Overall opinion: For those who consider themselves fans of the operatic/symphonic metal genre, then Evilion is definitely a band worth putting on your "new bands to discover" list. There are plenty of classical elements within the music to keep a fan happy, while still maintaining more than enough heaviness to make for a damn good metal album. Anna’s operatic vocals are downright beautiful, but could be showcased more. Her voice could invoke the interest of Nightwish or Tristania fans. Angela’s rock-oriented voice makes a nice contrast to this, but her voice is very reminiscent of a Dale Bozzio (Missing Persons) or a Gwen Stefani; the high-pitched, nasal, girly-type voice that is better suited fronting an alternative rock band, not necessarily a symphonic metal band. Evilion is on the right track by incorporating two distinct female vocalists, but I feel another kind of "rock" voice is in order. Maybe not something so pitchy or wailing; Anna delivers some great high notes of her own, so leave the high notes to the operatic singer. Angela is not a terrible singer, but some of her vocalizations become repetitive, and as a result, sometimes boring. I think a singer with a lower range or raspier voice (think Helen of Flowing Tears) would compliment Anna’s voice much better. It looks as if the band feels this way too, because as of this writing, Evilion is currently looking for a new vocalist to replace Angela. This might be good incentive for those who have tried Evilion and did not care for Angela’s voice, to give them another try when a replacement is found. All minor annoyances aside, Evilion is a great band that appears to have a lot going for them.
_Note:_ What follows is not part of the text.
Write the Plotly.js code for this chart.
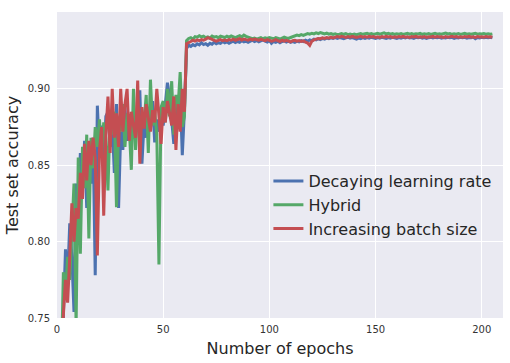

Their experience in music, not only in bands but also on the professional level as well, have made for all the right ingredients for a strong band with staying power. Evilion has got a long way to go before claiming next in line to the Nightwish throne, but I see no reason why with time, and continued good songwriting, that this band can’t someday join the ranks of their beloved Finn-metal counterparts.